Satu Suro dalam Tradisi Jawa dan ditempat Lainnya

Malam satu Suro merupakan hari pertama dalam kalender Jawa pada bulan Sura atau Suro, yang bertepatan dengan 1 Muharram. Dalam budaya masyarakat Jawa, terdapat banyak tradisi yang masih dijaga dan dilakukan hingga saat ini, meskipun zaman telah semakin modern. Berikut perayaan malam satu Suro di tempat lain selain Surakarta dan Yogyakarta.

kompas.com

Di Pulau Jawa

Suroan

Selama bulan Suro, masyarakat Jawa meyakini pentingnya tetap “eling” (ingat) dan waspada. Eling di sini mengacu pada kesadaran akan identitas diri dan kedudukan sebagai ciptaan Tuhan. Sedangkan waspada berarti tetap berjaga-jaga dan waspada terhadap godaan yang menyesatkan.
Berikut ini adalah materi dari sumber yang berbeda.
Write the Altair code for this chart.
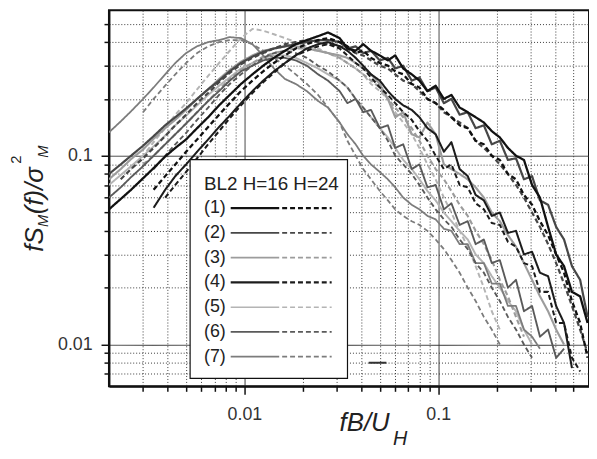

Ada banyak cara yang dilakukan oleh masyarakat Jawa untuk menyambut Satu Suro. Salah satunya adalah melaksanakan “laku prihatin” dengan tidak tidur semalaman. Kegiatan yang biasa dilakukan termasuk tirakatan, menyaksikan pertunjukan wayang, dan acara seni lainnya.

Ledug Suro

Ini adalah tradisi yang dilestarikan oleh masyarakat Magetan, Jawa Timur. Mereka menjaga tradisi Ledug Suro dengan mengadakan “Ngalub berkah Bolu Rahayu”. Upacara dimulai dengan karnaval Nayoko Projo dan Bolu Rahayu yang kemudian menjadi objek tawuran antar warga. Masyarakat mempercayai bahwa kue Tahu dapat membawa keberuntungan dan berkah.

Barikan

Tradisi ini dilakukan oleh warga Pati, Jawa Tengah. Pada dasarnya, Barikan merupakan hajatan masyarakat. Rombongan membawa makanan dari rumah dan kemudian dilakukan doa bersama. Makanan yang telah didoakan akan dimakan bersama. Berbagi hidangan adalah suatu keharusan selama festival ini.
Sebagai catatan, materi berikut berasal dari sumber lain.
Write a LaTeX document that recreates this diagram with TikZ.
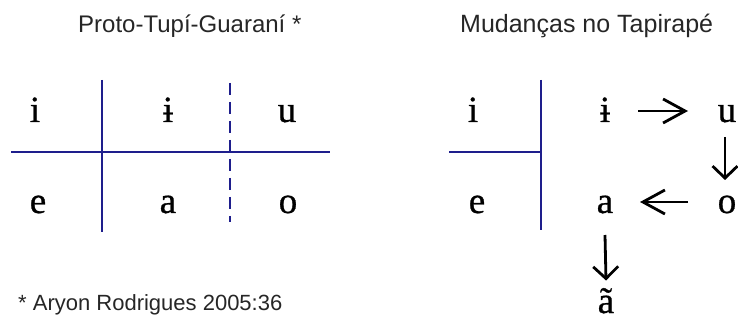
\documentclass[tikz,border=0pt]{standalone}
\usepackage{fontspec}
\setmainfont{Liberation Serif}
\newfontfamily\vowelfont[FakeBold=0.8]{Liberation Serif}
\newfontfamily\titlefont{Liberation Sans}
\usetikzlibrary{arrows.meta}
\definecolor{gridblue}{RGB}{30,30,140}
\begin{document}
\begin{tikzpicture}[x=1pt,y=-1pt,
  vowel/.style={anchor=base, inner sep=0pt, font=\vowelfont\fontsize{37}{37}\selectfont, text height=25pt, text depth=3pt},
  ttl/.style={anchor=base west, inner sep=0pt, font=\titlefont\fontsize{24}{24}\selectfont, text=black!85},
  gridline/.style={draw=gridblue, line width=1.8pt},
  dashline/.style={gridline, dash pattern=on 12pt off 7pt},
  varr/.style={line width=2.8pt, -{Straight Barb[length=12pt,width=25pt,line width=2.8pt]}},
  harr/.style={line width=2.8pt, -{Straight Barb[length=22pt,width=24pt,line width=2.8pt]}}]
\useasboundingbox (0,0) rectangle (738,320);

% titles
\node[ttl] (t1) at (78,33) {Proto-Tupí-Guaraní *};
\node[ttl, font=\titlefont\fontsize{25}{25}\selectfont] (t2) at (460,33) {Mudanças no Tapirapé};
\node[ttl, font=\titlefont\fontsize{22}{22}\selectfont] (fn) at (18,310) {* Aryon Rodrigues 2005:36};

% left table
\draw[gridline] (11,152) -- (330,152);
\draw[gridline] (102,80) -- (102,232);
\draw[dashline] (230,83) -- (230,222);
\node[vowel] (li) at (35,122) {i};
\node[vowel] (lib) at (168,122) {ɨ};
\node[vowel] (lu) at (287,122) {u};
\node[vowel] (le) at (38,213) {e};
\node[vowel] (la) at (168,213) {a};
\node[vowel] (lo) at (288,213) {o};

% right table
\draw[gridline] (449,152) -- (541,152);
\draw[gridline] (541,80) -- (541,230);
\node[vowel] (ri) at (473,122) {i};
\node[vowel] (re) at (477,213) {e};
\node[vowel] (rib) at (605,122) {ɨ};
\node[vowel] (ru) at (727,122) {u};
\node[vowel] (ra) at (605,213) {a};
\node[vowel] (ro) at (727,213) {o};
\node[vowel, text depth=0pt] (rat) at (606,313) {ã};

% changes
\draw[harr] ([xshift=33pt]rib.center) -- ([xshift=-39pt]ru.center);
\draw[varr] ([xshift=-2pt,yshift=-26pt]ru.center) -- ([xshift=-2pt,yshift=22pt]ro.center);
\draw[harr] ([xshift=-39pt]ro.center) -- ([xshift=35pt]ra.center);
\draw[varr] ([yshift=-33pt]ra.center) -- ([yshift=20pt]rat.center);
\end{tikzpicture}
\end{document}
Tradisi Suro di Tempat Lain

Ngadulag

Ini adalah tradisi yang dilakukan oleh masyarakat Sukabumi, Jawa Barat. Tradisi ini dimeriahkan dengan lomba seni gendang yang diikuti oleh sebagian besar warga. Dalam lomba Ngadulag, setiap tim minimal terdiri dari tiga pemain, termasuk pemukul kendang, pemukul kohkol (terompet), dan pemukul aksesoris lainnya. Para peserta berlomba-lomba dalam berkreasi.

Upacara Tabot

Acara ini dirayakan oleh masyarakat Bengkulu untuk memperingati kepahlawanan dan wafatnya Husein bin Ali Abu Thalib, cucu Nabi Muhammad SAW. Hal ini terinspirasi oleh upacara Karbala di Iran. Sejak tahun 1685, Syekh Burhanuddin, yang juga dikenal sebagai Imam Senggolo, telah mengadakan perayaan Tahun Baru Islam ini. Masyarakat percaya bahwa jika mereka tidak merayakan Tahun Baru Islam ini, bencana dan kesialan akan menimpa mereka.

Nganggung

Umat Islam merayakan tradisi ini di Bangka Belitung. Nganggung berarti makan bersama dalam bahasa setempat. Masyarakat mengadakan acara makan bersama. Seperti perayaan Idul Fitri dan Idul Adha, pertemuan ini menjadi tradisi Tahun Baru Islam. Warga dari seluruh Bangka datang untuk bersilaturahmi dan berkunjung ke rumah warga. Bagi tuan rumah, semakin banyak tamu yang datang, semakin banyak keberkahan yang mereka peroleh. Makanan yang mirip dengan Idul Fitri disajikan untuk melayani para tamu.

Penutup

Malam Satu Suro adalah perayaan yang penting dalam budaya Jawa, yang mengawali bulan Suro dalam kalender Jawa. Tradisi ini terus dijaga dan dilakukan oleh masyarakat Jawa dengan penuh kehormatan. Di Surakarta, terdapat tradisi malam Satu Suro yang melibatkan kirab di sekitar keraton.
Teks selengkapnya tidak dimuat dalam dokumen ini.